Colorlines
- Editor: Charlene Sinclair
- Former editors: Toccara Castleman Akiba Soloman Aura Bogado Kai Wright
- Categories: Race and Politics
- Frequency: Daily
- Publisher: Race Forward
- Founded: 1998
- Country: United States
- Language: English
- Website: www.colorlines.com
- ISSN: 1098-3503

= ColorLines =

Colorlines is a digital news platform that publishes political content focusing on social justice and progressive activism.

==History==
Colorlines was founded in 1998 as a print publication published jointly by the Applied Research Center (now Race Forward), and the now defunct Center for Third World Organizing, a training center for community organizers of color. Founded by Bob Wing and Jeff Chang, Colorlines worked to popularize a race-centered cultural and political analysis and bring attention to contemporary race justice issues and movements in the United States.

In 2010, Colorlines became an exclusively digital publication featuring investigative reporting and news analysis from the perspective of communities of color. For over a decade, Colorlines published award-winning journalism and articles that ranged from essays, investigative reports, think pieces, opinion columns, and cultural criticism. The publication's shift to digital publishing resulted in national recognition and an annual readership of over 20 million.

Under the leadership of Dr. Charlene Sinclair, Chief of Staff at Race Forward, Colorlines restructured in the fall of 2022 to meet the demands of the political landscape and grew into a digital multimedia platform. It relaunched in January 2023.

==Notable Impact and Awards==
In 2011, Race Forward and Colorlines launched a pledge campaign to drop the usage of the word “illegal” in reference to undocumented immigrants. On November 15, 2011, Drop the I-Word called on the Associated Press to remove “Illegal Immigrant” from Stylebook. In April 2013, the Associated Press announced the change via a Blog post. The New York Times and USA Today also announced the consideration of discontinuing its use. The L.A. Times followed suit on May 1, 2013.

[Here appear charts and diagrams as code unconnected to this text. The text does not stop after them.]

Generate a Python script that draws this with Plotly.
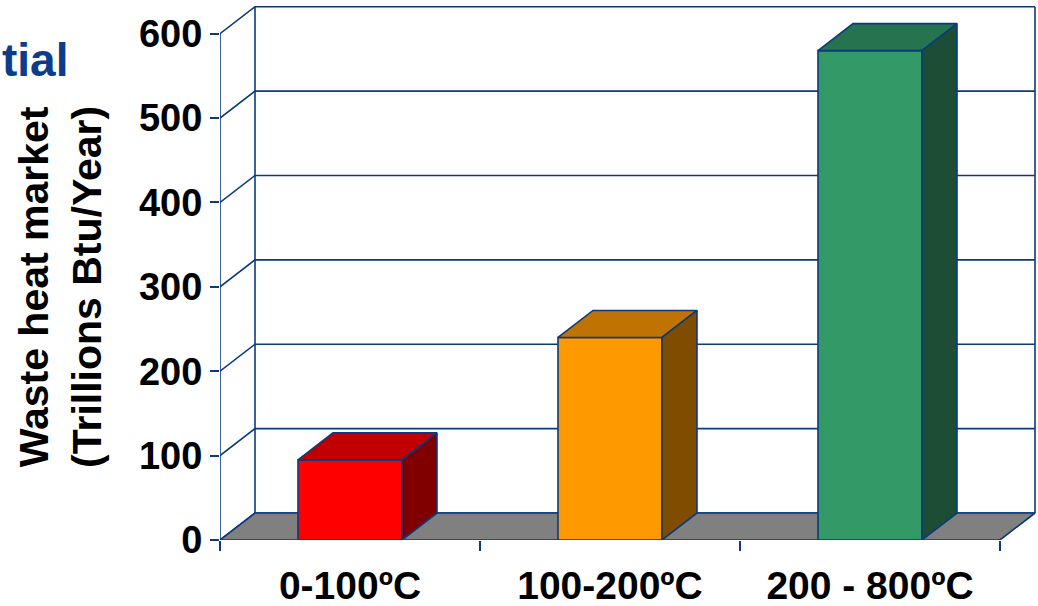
import plotly.graph_objects as go

# ---- data ----
categories = ["0-100ºC", "100-200ºC", "200 - 800ºC"]
values = [95, 240, 580]
front_colors = ["#FF0000", "#FF9900", "#339966"]
top_colors = ["#C00000", "#C07300", "#267350"]
side_colors = ["#800000", "#804D00", "#1D4D35"]
y_ticks = [0, 100, 200, 300, 400, 500, 600]
y_title = "Waste heat market<br>(Trillions Btu/Year)"
corner_text = "tial"

# ---- style ----
LINE = "#0B3A7E"
LW = 1.6
DX = 0.1346   # depth offset (category units)
DY = 32       # depth offset (value units)
BW = 0.4      # bar width (category units)
FONT = "Liberation Sans, Arial, sans-serif"
NCAT = len(categories)

fig = go.Figure()


def add_poly(xs, ys, fill=None):
    xs = list(xs) + [xs[0]]
    ys = list(ys) + [ys[0]]
    fig.add_trace(go.Scatter(
        x=xs, y=ys, mode="lines",
        fill="toself" if fill else None,
        fillcolor=fill,
        line=dict(color=LINE, width=LW),
        hoverinfo="skip", showlegend=False, cliponaxis=False))


def add_line(xs, ys):
    fig.add_trace(go.Scatter(
        x=xs, y=ys, mode="lines",
        line=dict(color=LINE, width=LW),
        hoverinfo="skip", showlegend=False, cliponaxis=False))


# back wall gridlines + side wall diagonals
for v in y_ticks:
    add_line([0, DX, NCAT + DX], [v, v + DY, v + DY])
# back wall vertical edges
add_line([DX, DX], [DY, y_ticks[-1] + DY])
add_line([NCAT + DX, NCAT + DX], [DY, y_ticks[-1] + DY])
# front value axis
add_line([0, 0], [0, y_ticks[-1]])

# floor
add_poly([0, NCAT, NCAT + DX, DX], [0, 0, DY, DY], fill="#808080")

# 3D bars
for i, v in enumerate(values):
    c = i + 0.5
    x0, x1 = c - BW / 2, c + BW / 2
    add_poly([x0, x1, x1, x0], [0, 0, v, v], fill=front_colors[i])
    add_poly([x0, x1, x1 + DX, x0 + DX], [v, v, v + DY, v + DY], fill=top_colors[i])
    add_poly([x1, x1 + DX, x1 + DX, x1], [0, DY, v + DY, v], fill=side_colors[i])

W, H = 1038, 606
PLOT_L, PLOT_R, PLOT_T, PLOT_B = 220, 1036, 6, 540
ML, MR, MT, MB = PLOT_L, W - PLOT_R, PLOT_T, H - PLOT_B
px_per_cat = 260.0
px_per_val = 0.8438
pw = PLOT_R - PLOT_L
ph = PLOT_B - PLOT_T
x_max = pw / px_per_cat
y_max = ph / px_per_val

fig.update_layout(
    width=W, height=H,
    margin=dict(l=ML, r=MR, t=MT, b=MB, pad=0, autoexpand=False),
    paper_bgcolor="white", plot_bgcolor="white",
    font=dict(family=FONT, color="black"),
    xaxis=dict(
        range=[0, x_max], showgrid=False, zeroline=False, showline=False,
        automargin=False,
        tickmode="array", tickvals=[i + 0.5 for i in range(NCAT)], ticktext=categories,
        ticks="", ticklabelstandoff=19,
        tickfont=dict(family=FONT, size=39, color="black", weight="bold"),
        minor=dict(tickmode="array", tickvals=list(range(NCAT + 1)), ticks="outside",
                   ticklen=10, tickwidth=LW, tickcolor=LINE, showgrid=False),
        fixedrange=True,
    ),
    yaxis=dict(
        range=[0, y_max], showgrid=False, zeroline=False, showline=False,
        automargin=False,
        tickmode="array", tickvals=y_ticks,
        ticks="outside", ticklen=9, tickwidth=LW, tickcolor=LINE,
        tickfont=dict(family=FONT, size=38, color="black", weight="bold"),
        fixedrange=True,
    ),
    annotations=[
        dict(text=y_title, xref="paper", yref="paper",
             x=(60 - PLOT_L) / pw, y=(PLOT_B - 287) / ph,
             xanchor="center", yanchor="middle", textangle=-90, showarrow=False,
             font=dict(family=FONT, size=41, color="black", weight="bold")),
        dict(text=corner_text, xref="paper", yref="paper",
             x=(70 - PLOT_L) / pw, y=(PLOT_B - 60) / ph,
             xanchor="right", yanchor="middle", showarrow=False,
             font=dict(family=FONT, size=46, color="#0B3D8C", weight="bold")),
    ],
)

fig.write_html(
    "out.html",
    config={"displayModeBar": False},
    post_script="document.body.style.margin='0';document.body.style.overflow='hidden';",
)
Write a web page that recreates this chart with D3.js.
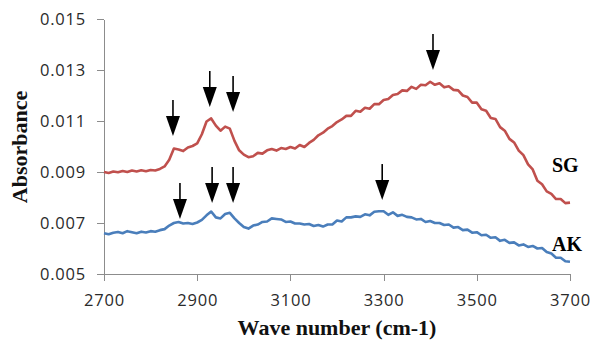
<!DOCTYPE html>
<html lang="en">

<head>
  <meta charset="UTF-8">
  <title>Absorbance</title>
  <style>
    body {
      margin: 0;
      background: #fff;
    }

    .axis path,
    .axis line {
      stroke: #8c8c8c;
      stroke-width: 1;
      shape-rendering: crispEdges;
    }

    .axis text {
      font-family: "Open Sans", sans-serif;
      font-size: 16.5px;
      letter-spacing: 0.8px;
      fill: #2a2a2a;
    }

    .title {
      font-family: "Liberation Serif", "Times New Roman", serif;
      font-weight: bold;
      font-size: 22px;
      fill: #111;
    }

    .series-label {
      font-family: "Liberation Serif", "Times New Roman", serif;
      font-weight: bold;
      font-size: 20px;
      fill: #000;
    }
  </style>
</head>

<body>
  <svg id="chart" width="592" height="343"></svg>
  <script src="https://cdn.jsdelivr.net/npm/d3@7/dist/d3.min.js"></script>
  <script>
    // wave numbers (cm-1), one sample every 10
    var waveNumbers = [
      2700, 2710, 2720, 2730, 2740, 2750, 2760, 2770, 2780, 2790,
      2800, 2810, 2820, 2830, 2840, 2850, 2860, 2870, 2880, 2890,
      2900, 2910, 2920, 2930, 2940, 2950, 2960, 2970, 2980, 2990,
      3000, 3010, 3020, 3030, 3040, 3050, 3060, 3070, 3080, 3090,
      3100, 3110, 3120, 3130, 3140, 3150, 3160, 3170, 3180, 3190,
      3200, 3210, 3220, 3230, 3240, 3250, 3260, 3270, 3280, 3290,
      3300, 3310, 3320, 3330, 3340, 3350, 3360, 3370, 3380, 3390,
      3400, 3410, 3420, 3430, 3440, 3450, 3460, 3470, 3480, 3490,
      3500, 3510, 3520, 3530, 3540, 3550, 3560, 3570, 3580, 3590,
      3600, 3610, 3620, 3630, 3640, 3650, 3660, 3670, 3680, 3690,
      3700
    ];

    var sgValues = [
      0.00900, 0.00896, 0.00902, 0.00899, 0.00904, 0.00900, 0.00906, 0.00902, 0.00907, 0.00903,
      0.00908, 0.00906, 0.00912, 0.00922, 0.00948, 0.00992, 0.00988, 0.00982, 0.00996, 0.01002,
      0.01012, 0.01048, 0.01098, 0.01110, 0.01082, 0.01062, 0.01078, 0.01070, 0.01022, 0.00985,
      0.00968, 0.00958, 0.00962, 0.00975, 0.00972, 0.00985, 0.00990, 0.00984, 0.00994, 0.00990,
      0.00998, 0.00992, 0.01006, 0.00998, 0.01014, 0.01026, 0.01044, 0.01054, 0.01070, 0.01080,
      0.01096, 0.01106, 0.01120, 0.01120, 0.01140, 0.01136, 0.01152, 0.01148, 0.01166, 0.01166,
      0.01182, 0.01186, 0.01202, 0.01206, 0.01220, 0.01218, 0.01234, 0.01226, 0.01242, 0.01240,
      0.01254, 0.01242, 0.01248, 0.01232, 0.01236, 0.01222, 0.01220, 0.01200, 0.01194, 0.01172,
      0.01172, 0.01146, 0.01140, 0.01112, 0.01108, 0.01076, 0.01062, 0.01030, 0.01016, 0.00984,
      0.00966, 0.00930, 0.00910, 0.00866, 0.00852, 0.00824, 0.00814, 0.00794, 0.00794, 0.00778,
      0.00780
    ];

    var akValues = [
      0.00660, 0.00656, 0.00662, 0.00665, 0.00660, 0.00668, 0.00664, 0.00660, 0.00666, 0.00663,
      0.00668, 0.00666, 0.00672, 0.00676, 0.00690, 0.00700, 0.00704, 0.00698, 0.00700, 0.00696,
      0.00702, 0.00712, 0.00730, 0.00745, 0.00722, 0.00718, 0.00735, 0.00740, 0.00718, 0.00700,
      0.00684, 0.00678, 0.00690, 0.00694, 0.00704, 0.00706, 0.00718, 0.00716, 0.00714, 0.00704,
      0.00706, 0.00698, 0.00698, 0.00694, 0.00696, 0.00688, 0.00692, 0.00686, 0.00694, 0.00694,
      0.00710, 0.00706, 0.00722, 0.00722, 0.00726, 0.00724, 0.00734, 0.00730, 0.00744, 0.00746,
      0.00746, 0.00732, 0.00742, 0.00728, 0.00732, 0.00724, 0.00722, 0.00714, 0.00716, 0.00704,
      0.00708, 0.00700, 0.00700, 0.00692, 0.00694, 0.00682, 0.00684, 0.00672, 0.00674, 0.00662,
      0.00664, 0.00652, 0.00654, 0.00642, 0.00644, 0.00630, 0.00634, 0.00622, 0.00624, 0.00612,
      0.00616, 0.00606, 0.00610, 0.00600, 0.00602, 0.00586, 0.00580, 0.00564, 0.00564, 0.00550,
      0.00548
    ];

    var xTicks = [2700, 2900, 3100, 3300, 3500, 3700];
    var yTicks = [0.005, 0.007, 0.009, 0.011, 0.013, 0.015];

    // arrows: wave number and absorbance of the arrow tip
    var sgArrowWaves = [2848, 2927, 2977, 3406];
    var sgArrowTips = [0.01041, 0.01155, 0.01135, 0.01300];
    var akArrowWaves = [2863, 2932, 2977, 3297];
    var akArrowTips = [0.00716, 0.00778, 0.00778, 0.00790];

    var seriesNames = ['SG', 'AK'];

    var margin = { top: 19, left: 104 };
    var width = 466, height = 255;

    var svg = d3.select('#chart');
    var g = svg.append('g').attr('transform', 'translate(' + margin.left + ',' + margin.top + ')');

    var x = d3.scaleLinear().domain([2700, 3700]).range([0, width]);
    var y = d3.scaleLinear().domain([0.005, 0.015]).range([height, 0]);

    g.append('g')
      .attr('class', 'axis')
      .call(d3.axisLeft(y).tickValues(yTicks).tickSize(7).tickSizeOuter(0).tickPadding(11).tickFormat(d3.format('.3f')));

    g.append('g')
      .attr('class', 'axis')
      .attr('transform', 'translate(0,' + height + ')')
      .call(d3.axisBottom(x).tickValues(xTicks).tickSize(7).tickSizeOuter(0).tickPadding(13).tickFormat(d3.format('d')));

    var line = d3.line()
      .x(function (d) { return x(d[0]); })
      .y(function (d) { return y(d[1]); });

    var series = [
      { name: 'SG', values: sgValues, color: '#c0504d' },
      { name: 'AK', values: akValues, color: '#4a7ebb' }
    ];

    series.forEach(function (s) {
      var pts = waveNumbers.map(function (w, i) { return [w, s.values[i]]; });
      g.append('path')
        .attr('d', line(pts))
        .attr('fill', 'none')
        .attr('stroke', s.color)
        .attr('stroke-width', 2.6)
        .attr('stroke-linejoin', 'round');
    });

    // arrows pointing down at the peaks
    var arrows = [];
    sgArrowWaves.forEach(function (w, i) { arrows.push({ w: w, v: sgArrowTips[i] }); });
    akArrowWaves.forEach(function (w, i) { arrows.push({ w: w, v: akArrowTips[i] }); });

    var headLen = 20, headHalf = 7, shaftLen = 16;
    var ag = g.selectAll('g.arrow')
      .data(arrows)
      .enter()
      .append('g')
      .attr('class', 'arrow')
      .attr('transform', function (d) { return 'translate(' + x(d.w) + ',' + y(d.v) + ')'; });
    ag.append('line')
      .attr('x1', 0).attr('x2', 0)
      .attr('y1', -(headLen + shaftLen)).attr('y2', -headLen + 1)
      .attr('stroke', '#000')
      .attr('stroke-width', 1.6);
    ag.append('path')
      .attr('d', 'M0,0L' + (-headHalf) + ',' + (-headLen) + 'L' + headHalf + ',' + (-headLen) + 'Z')
      .attr('fill', '#000');

    // series labels at the right end
    g.append('text')
      .attr('class', 'series-label')
      .attr('x', x(3700) - 18)
      .attr('y', y(0.00901))
      .text(seriesNames[0]);
    g.append('text')
      .attr('class', 'series-label')
      .attr('x', x(3700) - 18)
      .attr('y', y(0.00592))
      .text(seriesNames[1]);

    // axis titles
    svg.append('text')
      .attr('class', 'title')
      .attr('text-anchor', 'middle')
      .attr('x', 337)
      .attr('y', 335)
      .text('Wave number (cm-1)');

    svg.append('text')
      .attr('class', 'title')
      .attr('text-anchor', 'middle')
      .attr('transform', 'translate(27,147) rotate(-90)')
      .text('Absorbance');
  </script>
</body>

</html>
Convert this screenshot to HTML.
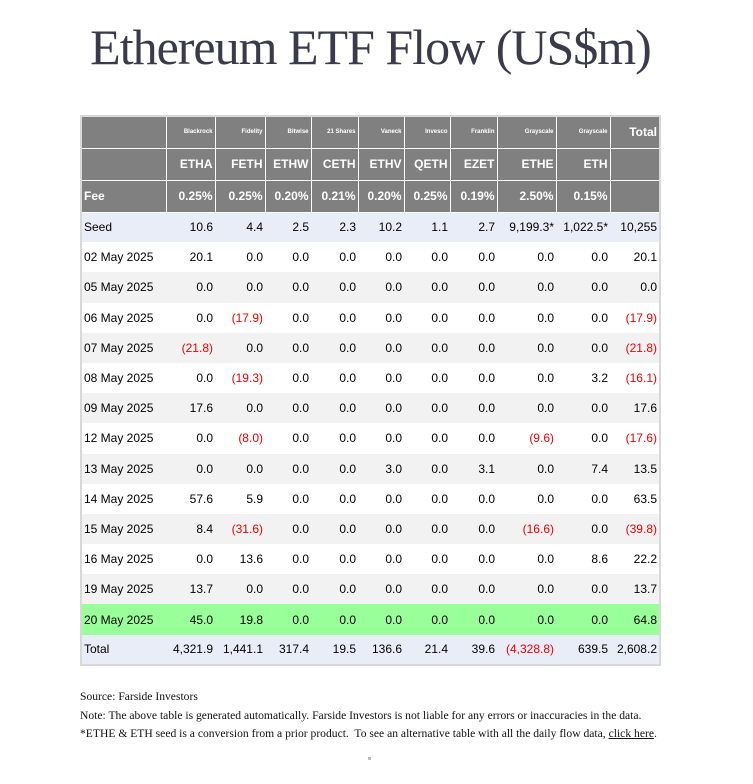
<!DOCTYPE html>
<html><head><meta charset="utf-8"><style>
body{margin:0;background:#fff;width:753px;height:784px;position:relative;overflow:hidden}
h1{position:absolute;left:-6px;width:753px;top:18px;margin:0;text-align:center;font:50px "Liberation Serif",serif;color:#3a3a4a;letter-spacing:-1px}
table{position:absolute;left:80px;top:115px;border-collapse:collapse;font:12px "Liberation Sans",sans-serif;border:2px solid #d8d8d8;table-layout:fixed}
td{padding:0 2px;text-align:right;white-space:nowrap;height:30.2px;box-sizing:border-box}
td:first-child{text-align:left}
tr.h td{background:#808080;color:#fff;font-weight:bold;border:1px solid #fff;height:32px}
tr.h1 td{font-size:6px;vertical-align:middle}
tr.h1 td.tot{font-size:12px;vertical-align:top;padding-top:8px}
.s{background:#e9edf8}.g{background:#f2f2f2}.w{background:#fff}.gr{background:#99ff99}
.n{color:#e00}
.f{position:absolute;left:80px;font:11.6px "Liberation Serif",serif;color:#111;white-space:nowrap}
.f a{color:#111;text-decoration:underline}
</style></head><body>
<h1>Ethereum ETF Flow (US$m)</h1>
<table>
<colgroup><col style="width:85px"><col style="width:49px"><col style="width:50px"><col style="width:46px"><col style="width:47px"><col style="width:46px"><col style="width:46px"><col style="width:47px"><col style="width:59px"><col style="width:54px"><col style="width:50px"></colgroup>
<tbody id="tb"></tbody></table>
<div class="f" style="top:690px">Source: Farside Investors</div>
<div class="f" style="top:709px">Note: The above table is generated automatically. Farside Investors is not liable for any errors or inaccuracies in the data.</div>
<div class="f" style="top:727px">*ETHE &amp; ETH seed is a conversion from a prior product.&nbsp; To see an alternative table with all the daily flow data, <a>click here</a>.</div>
<div style="position:absolute;left:368px;top:757px;width:3px;height:3px;background:#bbb"></div>
<script>
const issuers=["Blackrock","Fidelity","Bitwise","21 Shares","Vaneck","Invesco","Franklin","Grayscale","Grayscale"];
const tickers=["ETHA","FETH","ETHW","CETH","ETHV","QETH","EZET","ETHE","ETH"];
const fees=["0.25%","0.25%","0.20%","0.21%","0.20%","0.25%","0.19%","2.50%","0.15%"];
const dates=["Seed","02 May 2025","05 May 2025","06 May 2025","07 May 2025","08 May 2025","09 May 2025","12 May 2025","13 May 2025","14 May 2025","15 May 2025","16 May 2025","19 May 2025","20 May 2025","Total"];
const values=[
["10.6","4.4","2.5","2.3","10.2","1.1","2.7","9,199.3*","1,022.5*","10,255"],
["20.1","0.0","0.0","0.0","0.0","0.0","0.0","0.0","0.0","20.1"],
["0.0","0.0","0.0","0.0","0.0","0.0","0.0","0.0","0.0","0.0"],
["0.0","(17.9)","0.0","0.0","0.0","0.0","0.0","0.0","0.0","(17.9)"],
["(21.8)","0.0","0.0","0.0","0.0","0.0","0.0","0.0","0.0","(21.8)"],
["0.0","(19.3)","0.0","0.0","0.0","0.0","0.0","0.0","3.2","(16.1)"],
["17.6","0.0","0.0","0.0","0.0","0.0","0.0","0.0","0.0","17.6"],
["0.0","(8.0)","0.0","0.0","0.0","0.0","0.0","(9.6)","0.0","(17.6)"],
["0.0","0.0","0.0","0.0","3.0","0.0","3.1","0.0","7.4","13.5"],
["57.6","5.9","0.0","0.0","0.0","0.0","0.0","0.0","0.0","63.5"],
["8.4","(31.6)","0.0","0.0","0.0","0.0","0.0","(16.6)","0.0","(39.8)"],
["0.0","13.6","0.0","0.0","0.0","0.0","0.0","0.0","8.6","22.2"],
["13.7","0.0","0.0","0.0","0.0","0.0","0.0","0.0","0.0","13.7"],
["45.0","19.8","0.0","0.0","0.0","0.0","0.0","0.0","0.0","64.8"],
["4,321.9","1,441.1","317.4","19.5","136.6","21.4","39.6","(4,328.8)","639.5","2,608.2"]];
const tb=document.getElementById('tb');
function hrow(cls,first,arr,last,name){
  const tr=document.createElement('tr');tr.className='h '+cls;
  
  
  [first,...arr,last].forEach((t,i)=>{const td=document.createElement('td');td.textContent=t;
    if(i==arr.length+1&&t)td.className='tot';
    
    
    tr.appendChild(td);});
  tb.appendChild(tr);
}
hrow('h1','',issuers,'Total','issuer-header-row');
hrow('h2','',tickers,'','ticker-header-row');
hrow('h3','Fee',fees,'','fee-row');
dates.forEach((d,r)=>{
  const tr=document.createElement('tr');
  tr.className=(r==0||r==dates.length-1)?'s':(r==13?'gr':(r%2==0?'g':'w'));
  
  
  [d,...values[r]].forEach(v=>{const td=document.createElement('td');td.textContent=v;
    if(v.startsWith('('))td.className='n';
    
    
    tr.appendChild(td);});
  tb.appendChild(tr);
});
</script>
</body></html>
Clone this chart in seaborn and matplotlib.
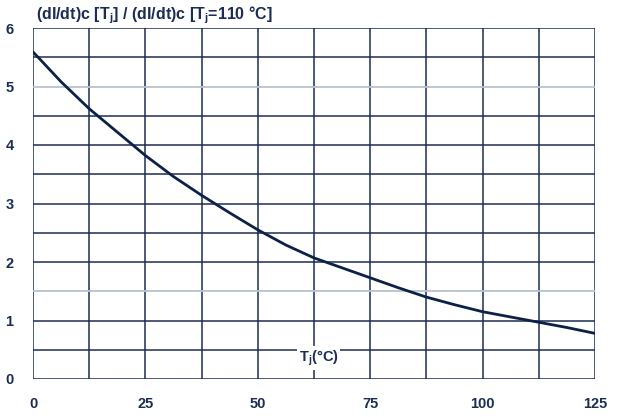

In November 2011, Race Forward and Colorlines published the “Shattered Families” report after a yearlong investigative reporting by Colorlines. The investigation discovered that more than 5,000 children were stuck in foster care because their parents were detained by ICE. One in four deportees have U.S.-born kids and face a total loss of parental rights.

The report, along with a series of investigative articles, received an exclusive on ABC's Nightline, revealing the truth that parents were being separated from their US citizen children due to deportation.

In May 2012, Colorlines journalist, Seth Freed, received the 2012 Hillman Prize for Web Journalism. The journalism prize is awarded annually to journalists, writers, and public figures who pursue social justice and public policy for the common good. This award was for the Shattered Families yearlong investigation on kids lost in the U.S. Deportation system.

In 2015, Colorlines and Race Forward published Race Reporting Guide, providing critical language and story framing to reflect ethical and rigorous journalistic standards that affirm the dignity and human rights of people of all races.

==About the Publisher==

Race Forward publishes Colorlines. Race Forward (formerly known as ARC - Applied Research Center) was founded in 1981 to bring systemic analysis and an innovative approach to complex race issues to help people take effective action toward racial equity. Gary Delgado founded the Applied Research Center (ARC) as "the racial justice movement’s national home for media, research and activism" and an analytic resource for community organizations of color in the Center for Third World Organizing (CTWO) network. ARC published Colorlines, a quarterly print magazine, starting in 1998.

ARC was rebranded as Race Forward in November 2013. Race Forward merged with the Center for Social Inclusion (CSI) in 2017. Race Forward then became and is now the home to the Government Alliance on Race and Equity (GARE), a national network of local governments working to achieve racial equity and advance opportunities for all, it publishes Colorlines, and presents Facing Race, the country's largest multiracial conference on racial justice.

The Center for Social Inclusion (CSI) was founded in 2002 by Maya Wiley and Jocelyn Sargent to catalyze community, government, and other institutions to dismantle structural racial inequity and create equitable outcomes for all. CSI worked to link research and advocacy to build capacity in communities of color and to forge links with others to increase our understanding of structural racism, and how it operates, and to develop long-term strategies to dismantle it.